From the first line of the data below through the line holding "from bokeh.resources import INLINE", output each line exactly and leave the pictures out.
-- BEGIN Information shown --
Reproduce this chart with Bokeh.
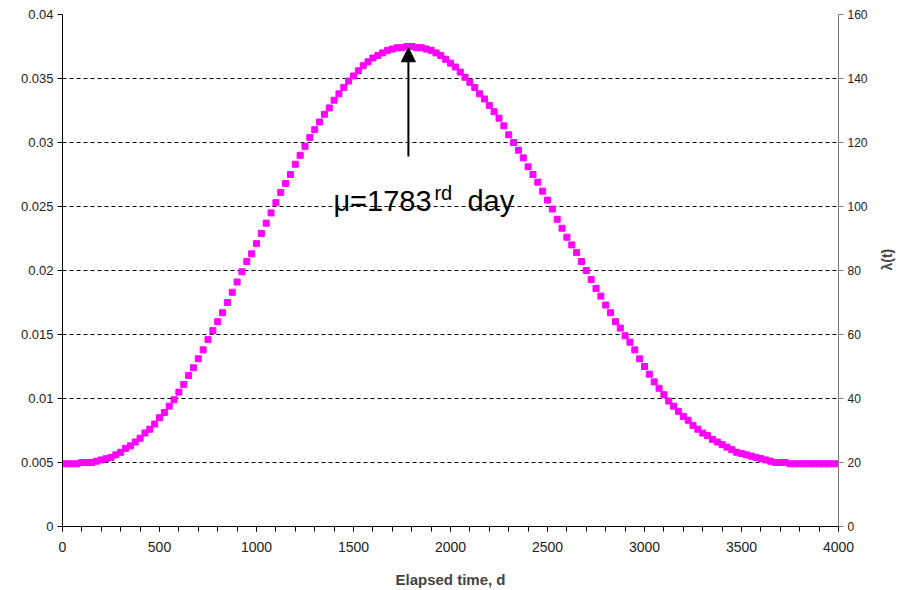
import math
from bokeh.plotting import figure
from bokeh.models import (Range1d, LinearAxis, FixedTicker, CustomJSTickFormatter,
                          Arrow, NormalHead, Label, ColumnDataSource)
from bokeh.embed import file_html
from bokeh.resources import INLINE

# ---- data ----
elapsed_days = [
    0, 25, 50, 75, 100, 125, 150, 175, 200, 225, 250, 275, 300, 325, 350, 375,
    400, 425, 450, 475, 500, 525, 550, 575, 600, 625, 650, 675, 700, 725, 750, 775,
    800, 825, 850, 875, 900, 925, 950, 975, 1000, 1025, 1050, 1075, 1100, 1125, 1150, 1175,
    1200, 1225, 1250, 1275, 1300, 1325, 1350, 1375, 1400, 1425, 1450, 1475, 1500, 1525, 1550, 1575,
    1600, 1625, 1650, 1675, 1700, 1725, 1750, 1775, 1800, 1825, 1850, 1875, 1900, 1925, 1950, 1975,
    2000, 2025, 2050, 2075, 2100, 2125, 2150, 2175, 2200, 2225, 2250, 2275, 2300, 2325, 2350, 2375,
    2400, 2425, 2450, 2475, 2500, 2525, 2550, 2575, 2600, 2625, 2650, 2675, 2700, 2725, 2750, 2775,
    2800, 2825, 2850, 2875, 2900, 2925, 2950, 2975, 3000, 3025, 3050, 3075, 3100, 3125, 3150, 3175,
    3200, 3225, 3250, 3275, 3300, 3325, 3350, 3375, 3400, 3425, 3450, 3475, 3500, 3525, 3550, 3575,
    3600, 3625, 3650, 3675, 3700, 3725, 3750, 3775, 3800, 3825, 3850, 3875, 3900, 3925, 3950, 3975,
    4000,
]
density = [
    0.0049, 0.0049, 0.0049, 0.0049, 0.0050, 0.0050, 0.0050, 0.0051, 0.0052, 0.0053, 0.0054, 0.0056, 0.0058, 0.0061, 0.0063, 0.0066,
    0.0069, 0.0073, 0.0076, 0.0080, 0.0085, 0.0089, 0.0094, 0.0099, 0.0105, 0.0111, 0.0118, 0.0124, 0.0131, 0.0138, 0.0146, 0.0153,
    0.0160, 0.0167, 0.0175, 0.0183, 0.0191, 0.0199, 0.0207, 0.0213, 0.0221, 0.0229, 0.0237, 0.0245, 0.0253, 0.0261, 0.0268, 0.0275,
    0.0283, 0.0290, 0.0297, 0.0304, 0.0310, 0.0316, 0.0322, 0.0327, 0.0333, 0.0338, 0.0343, 0.0348, 0.0352, 0.0356, 0.0360, 0.0363,
    0.0366, 0.0368, 0.0370, 0.0372, 0.0373, 0.0374, 0.0374, 0.0375, 0.0375, 0.0374, 0.0374, 0.0373, 0.0372, 0.0370, 0.0368, 0.0365,
    0.0362, 0.0359, 0.0355, 0.0351, 0.0347, 0.0343, 0.0338, 0.0334, 0.0329, 0.0324, 0.0319, 0.0313, 0.0306, 0.0300, 0.0294, 0.0288,
    0.0281, 0.0275, 0.0269, 0.0262, 0.0255, 0.0248, 0.0240, 0.0233, 0.0226, 0.0220, 0.0214, 0.0207, 0.0200, 0.0193, 0.0186, 0.0180,
    0.0173, 0.0167, 0.0160, 0.0155, 0.0149, 0.0144, 0.0138, 0.0131, 0.0125, 0.0119, 0.0113, 0.0108, 0.0103, 0.0098, 0.0094, 0.0090,
    0.0086, 0.0083, 0.0079, 0.0076, 0.0073, 0.0071, 0.0068, 0.0066, 0.0064, 0.0062, 0.0060, 0.0058, 0.0057, 0.0056, 0.0055, 0.0054,
    0.0053, 0.0052, 0.0051, 0.0050, 0.0050, 0.0050, 0.0049, 0.0049, 0.0049, 0.0049, 0.0049, 0.0049, 0.0049, 0.0049, 0.0049, 0.0049,
    0.0049,
]
left_ticks = [0, 0.005, 0.01, 0.015, 0.02, 0.025, 0.03, 0.035, 0.04]
right_ticks = [0, 20, 40, 60, 80, 100, 120, 140, 160]
x_ticks = [0, 500, 1000, 1500, 2000, 2500, 3000, 3500, 4000]
x_minor_ticks = list(range(0, 4001, 100))
mu_day = 1783
arrow_from = 0.0289
arrow_to = 0.0374
label_level = 0.0254

FONT = "Liberation Sans"

p = figure(width=906, height=590, output_backend="svg", toolbar_location=None,
           x_range=Range1d(0, 4000), y_range=Range1d(0, 0.04),
           min_border_left=62, min_border_right=68, min_border_top=14, min_border_bottom=63)
p.outline_line_color = None
p.background_fill_color = "white"
p.border_fill_color = "white"

src = ColumnDataSource(dict(x=elapsed_days, y=density))
p.scatter("x", "y", source=src, marker="square", size=6,
          fill_color="#FF00FF", line_color="#FF00FF")

# left axis
ly = p.yaxis[0]
ly.ticker = FixedTicker(ticks=left_ticks)
ly.formatter = CustomJSTickFormatter(code="return parseFloat(tick.toFixed(3)).toString();")
ly.major_tick_out = 5
ly.major_tick_in = 0
ly.minor_tick_out = 0
ly.minor_tick_in = 0
ly.axis_line_color = "black"
ly.major_tick_line_color = "black"
ly.major_label_text_font = FONT
ly.major_label_text_font_size = "13px"
ly.major_label_text_color = "#222222"
ly.major_label_standoff = 4

# bottom axis
bx = p.xaxis[0]
bx.ticker = FixedTicker(ticks=x_ticks, minor_ticks=x_minor_ticks)
bx.major_tick_out = 5
bx.major_tick_in = 0
bx.minor_tick_out = 5
bx.minor_tick_in = 0
bx.axis_line_color = "black"
bx.major_tick_line_color = "black"
bx.minor_tick_line_color = "black"
bx.major_label_text_font = FONT
bx.major_label_text_font_size = "14px"
bx.major_label_text_color = "#222222"
bx.major_label_standoff = 10
bx.axis_label = "Elapsed time, d"
bx.axis_label_text_font = FONT
bx.axis_label_text_font_style = "bold"
bx.axis_label_text_font_size = "15px"
bx.axis_label_standoff = 16

# right axis
p.extra_y_ranges = {"lam": Range1d(0, 160)}
ra = LinearAxis(y_range_name="lam", ticker=FixedTicker(ticks=right_ticks))
ra.major_tick_out = 5
ra.major_tick_in = 0
ra.minor_tick_out = 0
ra.minor_tick_in = 0
ra.axis_line_color = "#777777"
ra.major_tick_line_color = "#777777"
ra.major_label_text_font = FONT
ra.major_label_text_font_size = "12px"
ra.major_label_text_color = "#222222"
ra.major_label_standoff = 4
ra.axis_label = "λ(t)"
ra.axis_label_text_font = FONT
ra.axis_label_text_font_style = "bold"
ra.axis_label_text_font_size = "14px"
ra.axis_label_standoff = 16
ra.axis_label_orientation = math.pi / 2
p.add_layout(ra, "right")

# grid
p.xgrid.visible = False
p.ygrid.ticker = FixedTicker(ticks=left_ticks)
p.ygrid.grid_line_color = "black"
p.ygrid.grid_line_dash = "4 3"
p.ygrid.grid_line_width = 1

# annotation
p.add_layout(Arrow(end=NormalHead(size=14, fill_color="black", line_color="black"),
                   x_start=mu_day, y_start=arrow_from, x_end=mu_day, y_end=arrow_to,
                   line_color="black", line_width=2))
p.add_layout(Label(x=mu_day, y=label_level, x_offset=-75, text="μ=1783",
                   text_font=FONT, text_font_size="29px", text_color="black",
                   text_baseline="alphabetic"))
p.add_layout(Label(x=mu_day, y=label_level, x_offset=26, y_offset=8, text="rd",
                   text_font=FONT, text_font_size="20px", text_color="black",
                   text_baseline="alphabetic"))
p.add_layout(Label(x=mu_day, y=label_level, x_offset=59, text="day",
                   text_font=FONT, text_font_size="29px", text_color="black",
                   text_baseline="alphabetic"))

open("out.html", "w").write(file_html(p, INLINE))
-- END Information shown --
> _Finished task_
Reproduce this chart with Bokeh.
import math
from bokeh.plotting import figure
from bokeh.models import (Range1d, LinearAxis, FixedTicker, CustomJSTickFormatter,
                          Arrow, NormalHead, Label, ColumnDataSource)
from bokeh.embed import file_html
from bokeh.resources import INLINE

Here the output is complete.